T-52. Jacob Barnes, Jacob Nottingham, Corey Knebel: Andrew.
51. Blaine Boyer: Thomas.
50. Aaron Hill: Walter.
T-48. Sean Nolin and Colin Walsh: Patrick.
47. Jim Miller: Matthew. Correction: THIS might be the most boring name in professional sports, if not on the planet.
46. David Goforth: Paul.
45. Will Middlebrooks: Scott.
T-42. Adrian Houser, Jake Elmore, Nick Shaw: David.
41. Jorge Lopez: Yabiel.
40. Daniel Tillman: Brett. What a nerd-ass name.
T-38. Jake Drossner and Zach Davies: Ryan.
37. Chris Carter: Christopher. You see, his first name is actually Vernon.

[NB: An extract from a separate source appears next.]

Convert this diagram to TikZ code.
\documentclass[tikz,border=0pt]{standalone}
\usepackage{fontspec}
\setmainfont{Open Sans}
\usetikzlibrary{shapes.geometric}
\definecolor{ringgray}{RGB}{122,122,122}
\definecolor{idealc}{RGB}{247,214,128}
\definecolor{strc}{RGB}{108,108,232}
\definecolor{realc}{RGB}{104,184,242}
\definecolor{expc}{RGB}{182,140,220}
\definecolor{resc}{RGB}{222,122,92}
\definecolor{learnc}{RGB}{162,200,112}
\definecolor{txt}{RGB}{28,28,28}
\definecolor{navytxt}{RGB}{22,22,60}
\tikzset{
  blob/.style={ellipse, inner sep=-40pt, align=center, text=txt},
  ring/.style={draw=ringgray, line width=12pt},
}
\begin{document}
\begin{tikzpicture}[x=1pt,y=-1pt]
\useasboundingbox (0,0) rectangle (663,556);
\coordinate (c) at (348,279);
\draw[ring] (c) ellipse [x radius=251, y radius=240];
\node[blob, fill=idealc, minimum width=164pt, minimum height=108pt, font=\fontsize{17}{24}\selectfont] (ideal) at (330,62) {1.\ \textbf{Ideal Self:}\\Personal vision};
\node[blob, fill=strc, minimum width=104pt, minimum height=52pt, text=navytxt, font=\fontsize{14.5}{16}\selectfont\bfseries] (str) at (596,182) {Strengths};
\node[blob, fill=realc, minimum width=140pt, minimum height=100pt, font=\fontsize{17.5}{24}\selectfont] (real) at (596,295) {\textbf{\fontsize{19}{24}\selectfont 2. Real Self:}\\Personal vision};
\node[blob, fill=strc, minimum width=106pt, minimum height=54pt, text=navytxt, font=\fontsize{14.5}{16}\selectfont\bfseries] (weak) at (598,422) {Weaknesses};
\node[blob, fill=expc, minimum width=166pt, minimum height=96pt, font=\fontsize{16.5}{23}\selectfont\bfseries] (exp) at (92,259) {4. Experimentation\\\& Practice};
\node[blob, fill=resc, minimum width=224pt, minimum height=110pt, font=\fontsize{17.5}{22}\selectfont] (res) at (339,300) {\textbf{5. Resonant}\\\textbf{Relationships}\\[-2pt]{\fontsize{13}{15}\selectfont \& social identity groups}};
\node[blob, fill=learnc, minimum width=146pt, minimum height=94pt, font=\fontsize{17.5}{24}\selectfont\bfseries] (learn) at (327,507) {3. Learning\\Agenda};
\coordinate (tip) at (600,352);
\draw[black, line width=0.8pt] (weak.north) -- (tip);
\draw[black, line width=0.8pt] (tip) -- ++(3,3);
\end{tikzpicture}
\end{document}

T-34. Javier Salas, Javier Betancourt, Hernan Perez: Alejandro.
33. Jimmy Nelson: Jacob.
32. Rymer Liriano: Omar. You’d figure a first name like Rymer would yield a slightly better middle name than Omar.
31. Jose Cuas: Luis.
30. Tyler Cravy: Jay.
29. Caesar Jimenez: Enrique.
28. Jon Perrin: Wade.
27. Jonathan Villar: Rafael.
26. Johnny Davis: Lewis. While Lewis is a really lame middle name, Davis is somewhat redeemed by “Johnny” being his birth name.
25. Keon Broxton: Darell.
24. Jeremy Jeffress: Ross.
23. Domingo Santana: Alberto.
22. Hiram Burgos: Alexis.
21. Chris Capuano: Frank. Bonus points for being Frank and not Francis or something fancy like that.

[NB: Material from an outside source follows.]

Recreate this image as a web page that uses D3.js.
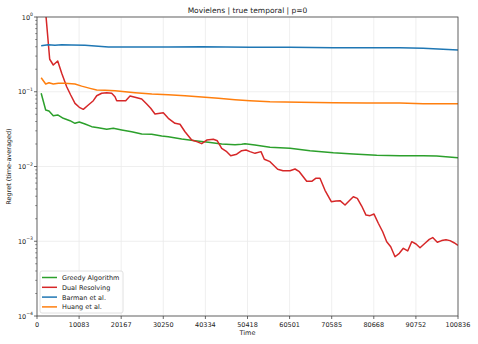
<!DOCTYPE html>
<html>
<head>
<meta charset="utf-8">
<script src="https://cdn.jsdelivr.net/npm/d3@7"></script>
<style>
  body { margin: 0; background: #fff; }
  text { font-family: "DejaVu Sans", sans-serif; fill: #222; }
</style>
</head>
<body>
<div id="chart"></div>
<script>
// data
var tMax = 100836;
var xTicks = [0, 10083, 20167, 30250, 40334, 50418, 60501, 70585, 80668, 90752, 100836];
var yTicks = [0, -1, -2, -3, -4]; // exponents

var greedyT = [1000, 2080, 2870, 3900, 4960, 6300, 7900, 9100, 10130, 11500, 13100, 14680, 16700, 18280, 20290, 22680, 25080, 27470, 29870, 31450, 34660, 37840, 41030, 44240, 47430, 49030, 49820, 52200, 55810, 60600, 65390, 70970, 75760, 81360, 86950, 92530, 95730, 100836];
var greedyV = [0.0954, 0.0570, 0.0553, 0.0478, 0.0489, 0.0441, 0.0410, 0.0378, 0.0394, 0.0370, 0.0341, 0.0330, 0.0315, 0.0324, 0.0308, 0.0292, 0.0272, 0.0270, 0.0256, 0.0250, 0.0233, 0.0221, 0.0211, 0.0200, 0.0196, 0.0198, 0.0202, 0.0194, 0.0181, 0.0175, 0.0163, 0.0153, 0.0147, 0.0141, 0.0139, 0.0139, 0.0138, 0.0131];

var dualT = [1000, 3040, 3900, 4960, 5920, 7110, 8070, 9100, 10130, 11090, 12290, 13490, 14300, 15500, 16690, 17890, 18680, 19090, 20290, 21250, 22280, 23470, 25080, 26280, 27230, 28260, 30250, 31450, 33050, 34250, 35450, 37050, 38250, 39450, 40650, 42230, 43190, 44240, 45440, 46400, 47830, 49030, 50060, 51020, 52210, 53650, 54440, 55810, 57650, 58920, 60600, 61800, 62830, 64600, 65800, 66750, 67780, 68980, 70490, 71620, 72580, 73780, 74970, 75760, 76720, 77770, 78800, 79760, 80720, 81750, 82800, 83760, 84720, 85750, 86780, 87740, 88790, 89750, 90780, 91740, 92930, 93960, 94780, 95880, 96930, 97960, 98920, 99880, 100836];
var dualV = [5.8, 0.272, 0.228, 0.258, 0.1765, 0.1168, 0.0905, 0.0700, 0.0619, 0.0582, 0.0665, 0.0759, 0.0885, 0.0954, 0.0971, 0.0954, 0.0859, 0.0759, 0.0759, 0.0759, 0.0877, 0.0843, 0.0800, 0.0686, 0.0601, 0.0504, 0.0524, 0.0441, 0.0378, 0.0367, 0.0292, 0.0226, 0.0215, 0.0202, 0.0226, 0.0231, 0.0221, 0.0175, 0.0158, 0.0139, 0.0146, 0.0163, 0.0166, 0.0158, 0.0150, 0.0158, 0.0125, 0.0116, 0.00917, 0.00879, 0.00879, 0.00926, 0.00852, 0.00634, 0.00634, 0.00695, 0.00695, 0.00480, 0.00338, 0.00346, 0.00349, 0.00305, 0.00356, 0.00394, 0.00375, 0.00296, 0.00224, 0.00220, 0.00231, 0.00174, 0.00134, 0.000986, 0.000846, 0.000621, 0.000690, 0.000804, 0.000741, 0.000986, 0.000919, 0.000820, 0.000939, 0.00106, 0.00112, 0.000968, 0.00102, 0.00105, 0.00102, 0.000956, 0.000883];

var barmanT = [1000, 2700, 4300, 5900, 8300, 11500, 14700, 17100, 23500, 31400, 39400, 51000, 60600, 71000, 81400, 86900, 92500, 100836];
var barmanV = [0.413, 0.426, 0.418, 0.426, 0.422, 0.418, 0.406, 0.397, 0.397, 0.397, 0.401, 0.393, 0.393, 0.388, 0.388, 0.388, 0.381, 0.362];

var huangT = [1000, 2080, 2870, 3900, 5100, 6700, 9100, 10700, 12700, 14300, 16300, 18700, 21100, 23500, 27500, 31450, 35450, 39450, 43430, 47430, 51000, 55800, 63000, 71000, 79000, 86900, 92500, 100836];
var huangV = [0.154, 0.127, 0.132, 0.127, 0.130, 0.130, 0.127, 0.119, 0.111, 0.1055, 0.1045, 0.1033, 0.100, 0.0971, 0.0933, 0.0913, 0.0885, 0.0851, 0.0818, 0.0783, 0.0759, 0.0736, 0.0722, 0.0714, 0.0707, 0.0707, 0.0692, 0.0692];

var seriesNames = ['Greedy Algorithm', 'Dual Resolving', 'Barman et al.', 'Huang et al.'];
var seriesColors = ['#2ca02c', '#d62728', '#1f77b4', '#ff7f0e'];

var width = 478, height = 344;
var margin = {left: 37, right: 20, top: 17, bottom: 28};

var svg = d3.select('#chart').append('svg')
	.attr('width', width)
	.attr('height', height);

var x = d3.scaleLinear()
	.domain([0, tMax])
	.range([margin.left, width - margin.right]);

var y = d3.scaleLog()
	.domain([1e-4, 1])
	.range([height - margin.bottom, margin.top]);

// grid
svg.append('g').selectAll('line.gx')
	.data(xTicks).enter().append('line')
	.attr('x1', d => x(d)).attr('x2', d => x(d))
	.attr('y1', margin.top).attr('y2', height - margin.bottom)
	.attr('stroke', '#ebebeb').attr('stroke-width', 0.8);
svg.append('g').selectAll('line.gy')
	.data(yTicks).enter().append('line')
	.attr('x1', margin.left).attr('x2', width - margin.right)
	.attr('y1', d => y(Math.pow(10, d))).attr('y2', d => y(Math.pow(10, d)))
	.attr('stroke', '#ebebeb').attr('stroke-width', 0.8);

// lines
svg.append('clipPath').attr('id', 'clip')
	.append('rect')
	.attr('x', margin.left).attr('y', margin.top)
	.attr('width', width - margin.left - margin.right)
	.attr('height', height - margin.top - margin.bottom);

var line = d3.line()
	.x(d => x(d[0]))
	.y(d => y(d[1]));

var allData = [
	d3.zip(greedyT, greedyV),
	d3.zip(dualT, dualV),
	d3.zip(barmanT, barmanV),
	d3.zip(huangT, huangV)
];

var plot = svg.append('g').attr('clip-path', 'url(#clip)');
allData.forEach(function(d, i) {
	plot.append('path')
		.attr('d', line(d))
		.attr('fill', 'none')
		.attr('stroke', seriesColors[i])
		.attr('stroke-width', 1.5)
		.attr('stroke-linejoin', 'round');
});

// frame
svg.append('rect')
	.attr('x', margin.left).attr('y', margin.top)
	.attr('width', width - margin.left - margin.right)
	.attr('height', height - margin.top - margin.bottom)
	.attr('fill', 'none').attr('stroke', '#444').attr('stroke-width', 0.8);

// x axis
var xAxis = svg.append('g');
xTicks.forEach(function(t) {
	xAxis.append('line')
		.attr('x1', x(t)).attr('x2', x(t))
		.attr('y1', height - margin.bottom).attr('y2', height - margin.bottom + 3)
		.attr('stroke', '#444').attr('stroke-width', 0.8);
	xAxis.append('text')
		.attr('x', x(t)).attr('y', height - margin.bottom + 11)
		.attr('text-anchor', 'middle')
		.attr('font-size', 6.5)
		.text(t);
});

// y axis, major and minor ticks
var yAxis = svg.append('g');
yTicks.forEach(function(e) {
	var yy = y(Math.pow(10, e));
	yAxis.append('line')
		.attr('x1', margin.left - 3).attr('x2', margin.left)
		.attr('y1', yy).attr('y2', yy)
		.attr('stroke', '#444').attr('stroke-width', 0.8);
	var lab = yAxis.append('text')
		.attr('x', margin.left - 4).attr('y', yy + 2.5)
		.attr('text-anchor', 'end')
		.attr('font-size', 6.5);
	lab.append('tspan').text('10');
	lab.append('tspan')
		.attr('dy', -3.5)
		.attr('font-size', 4.6)
		.text(e === 0 ? '0' : '\u2212' + (-e));
});
for (var e = -4; e < 0; e++) {
	for (var m = 2; m <= 9; m++) {
		var yy = y(m * Math.pow(10, e));
		yAxis.append('line')
			.attr('x1', margin.left - 1.8).attr('x2', margin.left)
			.attr('y1', yy).attr('y2', yy)
			.attr('stroke', '#444').attr('stroke-width', 0.6);
	}
}

// title and axis labels
svg.append('text')
	.attr('x', (margin.left + width - margin.right) / 2).attr('y', 13)
	.attr('text-anchor', 'middle')
	.attr('font-size', 7.5)
	.text('Movielens | true temporal | p=0');

svg.append('text')
	.attr('x', (margin.left + width - margin.right) / 2).attr('y', 335)
	.attr('text-anchor', 'middle')
	.attr('font-size', 6.5)
	.text('Time');

svg.append('text')
	.attr('transform', 'translate(11,' + ((margin.top + height - margin.bottom) / 2) + ') rotate(-90)')
	.attr('text-anchor', 'middle')
	.attr('font-size', 6.5)
	.text('Regret (time-averaged)');

// legend
var legend = svg.append('g');
legend.append('rect')
	.attr('x', 40).attr('y', 271)
	.attr('width', 83).attr('height', 42)
	.attr('rx', 2)
	.attr('fill', 'rgba(255,255,255,0.8)')
	.attr('stroke', '#d8d8d8').attr('stroke-width', 0.8);
seriesNames.forEach(function(name, i) {
	var ly = 277.5 + i * 9.8;
	legend.append('line')
		.attr('x1', 42).attr('x2', 57)
		.attr('y1', ly).attr('y2', ly)
		.attr('stroke', seriesColors[i])
		.attr('stroke-width', 1.5);
	legend.append('text')
		.attr('x', 62).attr('y', ly + 2.4)
		.attr('font-size', 6.5)
		.text(name);
});
</script>
</body>
</html>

20. Victor Roach: Victor. He goes by Victor, but is real name is Almon.
19. Rene Garcia: Francisco.
18. Jaye Chapman: Lawrence. Pretty high brow.
17. Monte Harrison: Fitzgerald. Very high brow.
16. Nick Ramirez: Randolph.
15. Brooks Hall: Brooks. His real name is Steven.
14. Michael Reed: Benton. This name sounds kind of like the name of a dog mascot for a private school on the east coast.
13. Alex Presley: Crawford. See above and sub “on the east cost” out for “in the deep south.”
12. Chase Anderson: Chase. His first name is really Robert.
11. Manny Pina: Elias.
10. Isan Diaz: Xavier. Bill Murray would’ve put Xavier higher.
9. Hobbs Johnson: Hobbs, which we agree is cooler than using his real first name, Jeffrey.
8. Eric Young Jr.: Orlando. Young Sr., a former Brewers player, has the same middle name.
7. Josmil Pinto: Oswaldo.
6. Orlando Arcia: Jesus.
5. Taylor Jungmann: Heath. Like the candy bar or the actor. Both mouthwatering and tragic.
4. Austin Ross: North. Austin Ross’ parents were way ahead of Kanye West and Kim Kardashian when it came to writing directions on birth certificates.
3. Jake Gatewood: Jacob. Yeah, we know Jacob is a pretty common middle name in this country. Jimmy Jacob Nelson landed at number 33 on this list. However, Gatewood deserves his own spot in the top three on account of the sheer hilarity of his first name and middle name combo. Think about it: Jake Jacob Gatewood. Brilliant.
CORRECTION!!! The Brewer Nation killed our dreams of a world where there could be a Jake Jacob Gatewood by telling us the prospect’s first name is actually Henry. Whatever. We’ll keep him at three anyway because this article is pointless.
2. Jed Bradley: Custer. It’s probably not surprising that Jedidiah Custer Bradley was born in Alabama.
1. Brett Phillips: Maverick. Putting Maverick between the names Brett and Phillips is like one of those deli sandwiches where two pounds of succulent pastrami is shoved between two limp slices of white bread.